Popdust’s weekly column, Indie Roundup, finds the five best albums coming out each week so that you don’t have to. Every Friday, we’ll tell you what’s worth listening to that might not already be on your radar.


The Hold Steady, Open Door Policy

Indie veterans The Hold Steady recorded their eighth album, Open Door Policy, in late 2019 with an intention to create a project that felt like one grand composition rather than a collection of individual songs. By the time the band finished the album, social distancing regulations set in, creating an unreliable environment to put out a record.

After nearly a year of keeping Open Door Policy on the shelf, The Hold Steady finally settled on releasing it, and it marks some of the band’s most sprawling work yet. “The songs on Open Door Policy are about power, wealth, & mental health,” the band explains on Bandcamp. “They’re about technology, occupation, consumerism, freedom, fandom and escape.”



Wild Pink, A Billion Little Lights

After years of writing songs about emotional turmoil, Wild Pink’s new album, A Billion Little Lights, is an ode to internal peace. Here, bandleader John Ross has matured both lyrically and musically; A Billion Little Lights is adorned with wurlitzers, saxophones, accordions, pedal steel guitars, and other instruments to create an opulent, textured rendering of rock and Americana.
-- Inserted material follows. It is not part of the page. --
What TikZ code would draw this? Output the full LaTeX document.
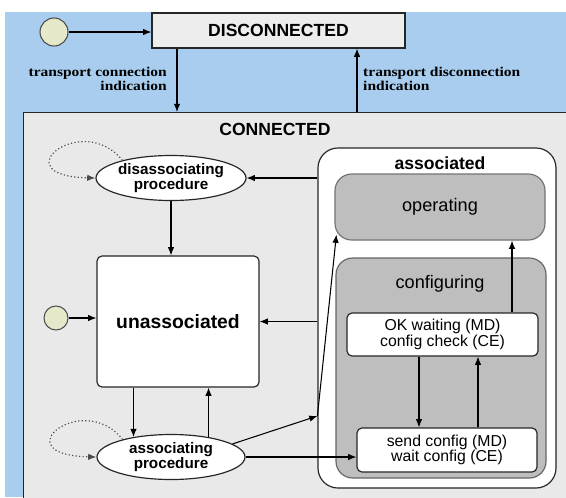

Adeline Hotel, Good Timing

Good Timing is the latest mostly instrumental album from Dan Knishkowy, the New York-based guitarist known as Adeline Hotel. He created most of the album by layering improvised guitar parts over each other, resulting in an experimental ambient project that feels more free-flowing and boundless than fractured. “I feel like all records are approximations of your creative process, in a way,” Knishkowy says. “But with Good Timing, this is the closest I’ve ever gotten to the source.”

Another Michael, New Music and Big Pop

New Music and Big Pop, the new full-length from Philadelphia trio Another Michael, is aptly named. While the band’s sound is focused in soft rock, vocalist Michael Doherty cites a lifelong appreciation for radio pop that shifted into an obsession with music discovery. New Music fuses all those forebearers — everything “from Damien Rice and Bright Eyes to Usher and Kanye West to Radiohead and Dirty Projectors” — into an incredibly focused project that offers an atmospheric take on folk-rock.

Katy Kirby, Cool Dry Place

Cool Dry Place is a debut album nearly a lifetime in the making. “hillarious [sic] prank,” Katy Kirby tweeted upon her record’s release. “Record an album over multiple years and be bad at school because writing songs is all you care to be good at and then drink half a glass of wine 30 minutes before it’s released and then just see what happens and what you feel and how close you get to crying.”

The Texas-born musician clearly has a penchant for vulnerability and humor, one that permeates the twisted, folksy bedroom pop of Cool Dry Place. It wasn’t until graduating college in Nashville when Kirby was finally able to flesh out her band with like-minded peers. The final product is a true labor of love and worth the wait.